● PROBLEM DESCRIPTION: Tally all lines containing the word "React". Give the number alone.

● DATASET CONTENT:
start

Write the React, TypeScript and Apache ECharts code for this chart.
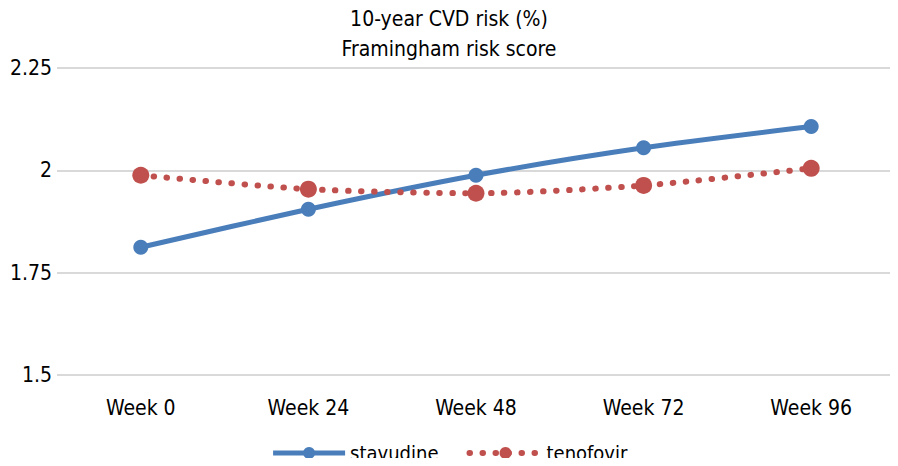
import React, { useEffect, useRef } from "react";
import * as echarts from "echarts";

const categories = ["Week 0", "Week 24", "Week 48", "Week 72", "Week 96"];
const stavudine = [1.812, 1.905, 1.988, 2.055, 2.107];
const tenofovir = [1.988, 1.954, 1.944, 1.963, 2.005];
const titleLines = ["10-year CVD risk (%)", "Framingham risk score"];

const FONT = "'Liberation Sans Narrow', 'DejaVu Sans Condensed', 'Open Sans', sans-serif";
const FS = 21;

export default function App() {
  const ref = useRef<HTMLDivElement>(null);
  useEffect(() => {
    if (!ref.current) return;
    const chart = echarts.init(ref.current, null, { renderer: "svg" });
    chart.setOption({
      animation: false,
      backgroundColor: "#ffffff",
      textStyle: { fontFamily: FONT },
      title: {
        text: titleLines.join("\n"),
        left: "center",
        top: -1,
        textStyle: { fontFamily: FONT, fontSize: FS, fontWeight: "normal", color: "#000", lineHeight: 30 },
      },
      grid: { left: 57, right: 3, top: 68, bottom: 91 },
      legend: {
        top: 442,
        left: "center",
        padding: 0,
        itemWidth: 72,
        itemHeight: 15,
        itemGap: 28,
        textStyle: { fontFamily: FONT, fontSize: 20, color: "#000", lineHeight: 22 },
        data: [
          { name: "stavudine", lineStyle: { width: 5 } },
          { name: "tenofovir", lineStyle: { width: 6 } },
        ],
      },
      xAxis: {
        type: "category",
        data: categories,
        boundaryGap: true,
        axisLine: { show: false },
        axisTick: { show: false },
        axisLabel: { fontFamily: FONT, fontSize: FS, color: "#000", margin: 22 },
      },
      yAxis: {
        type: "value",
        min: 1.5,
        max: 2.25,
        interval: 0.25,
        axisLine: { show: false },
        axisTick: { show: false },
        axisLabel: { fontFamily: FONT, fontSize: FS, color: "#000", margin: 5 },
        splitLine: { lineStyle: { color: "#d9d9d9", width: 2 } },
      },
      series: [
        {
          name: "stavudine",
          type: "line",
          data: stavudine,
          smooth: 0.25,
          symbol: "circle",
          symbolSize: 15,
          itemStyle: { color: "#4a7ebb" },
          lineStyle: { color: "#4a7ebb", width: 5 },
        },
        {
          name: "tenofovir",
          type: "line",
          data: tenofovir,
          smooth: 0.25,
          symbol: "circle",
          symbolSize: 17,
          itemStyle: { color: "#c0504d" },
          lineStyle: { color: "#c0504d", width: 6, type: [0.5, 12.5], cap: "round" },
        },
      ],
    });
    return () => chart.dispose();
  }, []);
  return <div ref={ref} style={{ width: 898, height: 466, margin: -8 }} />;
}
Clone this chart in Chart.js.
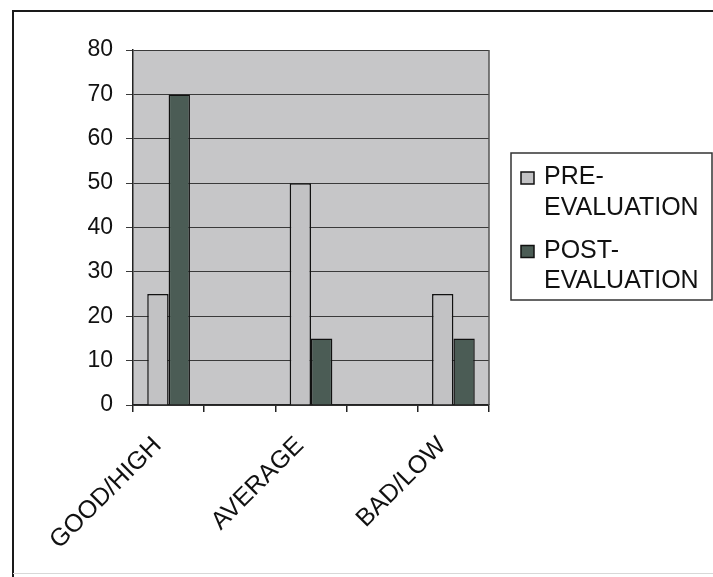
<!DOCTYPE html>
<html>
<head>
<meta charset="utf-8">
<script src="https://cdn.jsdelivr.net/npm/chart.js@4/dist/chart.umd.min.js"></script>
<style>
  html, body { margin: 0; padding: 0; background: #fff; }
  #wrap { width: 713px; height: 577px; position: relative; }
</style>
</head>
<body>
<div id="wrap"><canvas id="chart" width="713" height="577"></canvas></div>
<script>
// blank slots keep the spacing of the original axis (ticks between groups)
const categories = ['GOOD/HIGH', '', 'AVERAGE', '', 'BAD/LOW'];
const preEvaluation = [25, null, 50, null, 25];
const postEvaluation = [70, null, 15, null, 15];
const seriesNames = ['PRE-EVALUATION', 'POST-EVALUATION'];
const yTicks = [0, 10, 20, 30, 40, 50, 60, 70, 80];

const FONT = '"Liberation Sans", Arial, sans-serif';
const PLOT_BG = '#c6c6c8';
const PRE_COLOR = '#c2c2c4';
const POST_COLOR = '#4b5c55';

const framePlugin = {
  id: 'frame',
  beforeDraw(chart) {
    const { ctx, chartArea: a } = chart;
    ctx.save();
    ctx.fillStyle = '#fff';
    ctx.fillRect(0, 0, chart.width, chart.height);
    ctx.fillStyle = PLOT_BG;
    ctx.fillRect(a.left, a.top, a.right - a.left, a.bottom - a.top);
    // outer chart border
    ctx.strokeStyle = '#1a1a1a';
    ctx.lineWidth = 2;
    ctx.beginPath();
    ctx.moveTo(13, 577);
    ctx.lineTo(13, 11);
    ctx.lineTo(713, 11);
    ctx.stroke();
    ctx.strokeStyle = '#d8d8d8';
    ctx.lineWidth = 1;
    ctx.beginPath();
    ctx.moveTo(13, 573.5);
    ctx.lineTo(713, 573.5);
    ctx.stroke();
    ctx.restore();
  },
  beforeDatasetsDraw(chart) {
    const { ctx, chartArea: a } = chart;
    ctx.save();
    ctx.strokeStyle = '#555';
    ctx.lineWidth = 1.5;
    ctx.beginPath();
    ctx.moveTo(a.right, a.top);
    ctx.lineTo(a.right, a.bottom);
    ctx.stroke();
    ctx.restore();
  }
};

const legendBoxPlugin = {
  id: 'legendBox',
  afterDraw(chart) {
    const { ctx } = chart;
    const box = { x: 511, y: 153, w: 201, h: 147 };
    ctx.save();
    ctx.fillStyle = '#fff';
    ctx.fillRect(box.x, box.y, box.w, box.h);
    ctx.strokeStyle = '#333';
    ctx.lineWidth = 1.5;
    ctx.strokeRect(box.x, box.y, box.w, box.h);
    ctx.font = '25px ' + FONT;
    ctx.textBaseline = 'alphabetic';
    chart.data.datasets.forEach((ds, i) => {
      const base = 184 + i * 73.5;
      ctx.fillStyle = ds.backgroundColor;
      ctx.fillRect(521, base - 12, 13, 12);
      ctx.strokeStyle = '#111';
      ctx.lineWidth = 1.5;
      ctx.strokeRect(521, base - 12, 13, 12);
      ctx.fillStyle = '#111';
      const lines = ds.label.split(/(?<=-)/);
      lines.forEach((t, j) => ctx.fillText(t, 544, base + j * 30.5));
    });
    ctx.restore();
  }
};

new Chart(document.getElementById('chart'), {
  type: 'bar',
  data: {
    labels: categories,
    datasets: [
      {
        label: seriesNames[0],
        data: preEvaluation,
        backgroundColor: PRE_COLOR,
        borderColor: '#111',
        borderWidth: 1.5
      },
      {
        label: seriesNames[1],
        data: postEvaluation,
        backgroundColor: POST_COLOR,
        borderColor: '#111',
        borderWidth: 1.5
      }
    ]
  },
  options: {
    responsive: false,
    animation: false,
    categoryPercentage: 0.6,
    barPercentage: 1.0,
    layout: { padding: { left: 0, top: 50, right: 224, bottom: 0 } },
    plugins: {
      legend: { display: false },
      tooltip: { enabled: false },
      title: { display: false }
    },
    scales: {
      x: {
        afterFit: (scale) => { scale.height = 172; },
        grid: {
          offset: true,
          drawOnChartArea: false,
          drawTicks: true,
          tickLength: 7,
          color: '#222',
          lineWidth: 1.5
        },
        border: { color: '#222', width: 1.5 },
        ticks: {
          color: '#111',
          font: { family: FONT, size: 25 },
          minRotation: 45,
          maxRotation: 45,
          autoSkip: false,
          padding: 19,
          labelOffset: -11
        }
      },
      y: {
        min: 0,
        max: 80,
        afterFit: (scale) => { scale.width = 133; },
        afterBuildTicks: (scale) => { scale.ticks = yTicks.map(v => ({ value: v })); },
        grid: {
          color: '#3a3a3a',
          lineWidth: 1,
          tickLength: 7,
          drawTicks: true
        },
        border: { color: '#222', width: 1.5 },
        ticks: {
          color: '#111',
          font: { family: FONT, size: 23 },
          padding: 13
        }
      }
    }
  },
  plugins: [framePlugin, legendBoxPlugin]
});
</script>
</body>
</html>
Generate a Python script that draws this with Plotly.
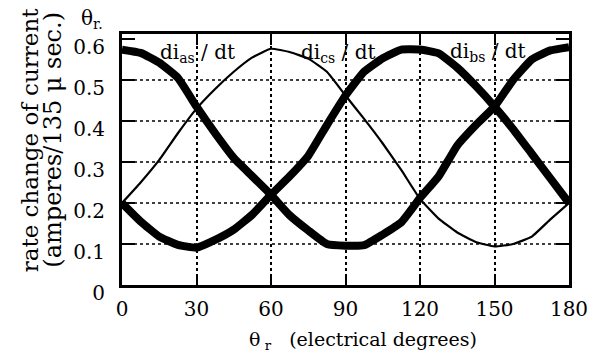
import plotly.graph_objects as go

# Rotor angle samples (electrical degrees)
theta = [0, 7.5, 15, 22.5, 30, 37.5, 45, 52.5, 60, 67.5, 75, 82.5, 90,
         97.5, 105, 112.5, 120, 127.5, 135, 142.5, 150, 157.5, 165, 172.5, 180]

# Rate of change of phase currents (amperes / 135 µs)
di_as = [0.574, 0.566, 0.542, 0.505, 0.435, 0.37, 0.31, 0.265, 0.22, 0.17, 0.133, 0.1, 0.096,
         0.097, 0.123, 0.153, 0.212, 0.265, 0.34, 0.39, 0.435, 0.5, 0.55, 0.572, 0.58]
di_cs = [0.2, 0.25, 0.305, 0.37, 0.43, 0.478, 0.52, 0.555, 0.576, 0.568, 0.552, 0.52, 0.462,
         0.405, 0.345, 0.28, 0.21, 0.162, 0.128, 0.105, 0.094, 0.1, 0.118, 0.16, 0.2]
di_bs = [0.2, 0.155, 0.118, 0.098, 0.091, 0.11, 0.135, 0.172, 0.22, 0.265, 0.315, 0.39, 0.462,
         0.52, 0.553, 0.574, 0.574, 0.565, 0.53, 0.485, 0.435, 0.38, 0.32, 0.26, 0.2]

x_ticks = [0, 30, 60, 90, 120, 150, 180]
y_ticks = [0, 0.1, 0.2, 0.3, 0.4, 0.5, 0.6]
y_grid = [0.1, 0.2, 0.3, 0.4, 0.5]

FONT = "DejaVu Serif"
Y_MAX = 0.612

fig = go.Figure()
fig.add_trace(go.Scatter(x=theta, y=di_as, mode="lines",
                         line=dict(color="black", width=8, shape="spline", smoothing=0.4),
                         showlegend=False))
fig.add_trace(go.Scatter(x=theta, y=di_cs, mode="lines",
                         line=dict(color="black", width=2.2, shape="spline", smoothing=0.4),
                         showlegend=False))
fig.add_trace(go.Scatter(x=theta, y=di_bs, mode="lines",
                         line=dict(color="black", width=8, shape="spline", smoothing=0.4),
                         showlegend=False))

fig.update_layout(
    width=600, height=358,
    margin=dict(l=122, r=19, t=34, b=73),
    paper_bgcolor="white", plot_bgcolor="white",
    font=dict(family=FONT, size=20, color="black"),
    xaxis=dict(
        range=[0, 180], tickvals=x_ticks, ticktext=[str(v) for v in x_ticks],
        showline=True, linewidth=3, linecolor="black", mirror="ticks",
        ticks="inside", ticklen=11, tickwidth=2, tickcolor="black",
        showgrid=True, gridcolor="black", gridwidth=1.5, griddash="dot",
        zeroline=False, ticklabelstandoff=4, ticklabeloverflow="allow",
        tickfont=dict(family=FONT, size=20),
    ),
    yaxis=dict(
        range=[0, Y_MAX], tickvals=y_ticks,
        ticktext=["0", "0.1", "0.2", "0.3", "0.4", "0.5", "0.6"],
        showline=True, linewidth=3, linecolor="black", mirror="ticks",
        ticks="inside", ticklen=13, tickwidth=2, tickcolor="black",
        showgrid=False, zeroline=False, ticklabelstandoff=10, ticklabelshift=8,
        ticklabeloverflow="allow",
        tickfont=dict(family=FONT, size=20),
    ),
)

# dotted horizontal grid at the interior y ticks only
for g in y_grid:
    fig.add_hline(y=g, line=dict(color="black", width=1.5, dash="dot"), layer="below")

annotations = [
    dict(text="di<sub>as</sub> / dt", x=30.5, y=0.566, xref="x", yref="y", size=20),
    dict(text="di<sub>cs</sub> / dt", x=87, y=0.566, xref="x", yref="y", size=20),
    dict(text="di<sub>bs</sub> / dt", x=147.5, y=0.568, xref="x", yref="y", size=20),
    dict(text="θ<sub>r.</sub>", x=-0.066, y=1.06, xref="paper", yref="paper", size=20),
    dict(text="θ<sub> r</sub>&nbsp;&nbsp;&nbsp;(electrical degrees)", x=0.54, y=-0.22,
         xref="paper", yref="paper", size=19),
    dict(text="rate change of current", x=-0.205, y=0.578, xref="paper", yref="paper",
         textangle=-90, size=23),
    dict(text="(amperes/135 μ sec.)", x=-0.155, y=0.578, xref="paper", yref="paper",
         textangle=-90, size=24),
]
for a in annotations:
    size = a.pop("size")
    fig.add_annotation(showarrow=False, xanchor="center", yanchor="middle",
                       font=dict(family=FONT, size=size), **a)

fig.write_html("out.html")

end

● EXERCISE ANSWER: 2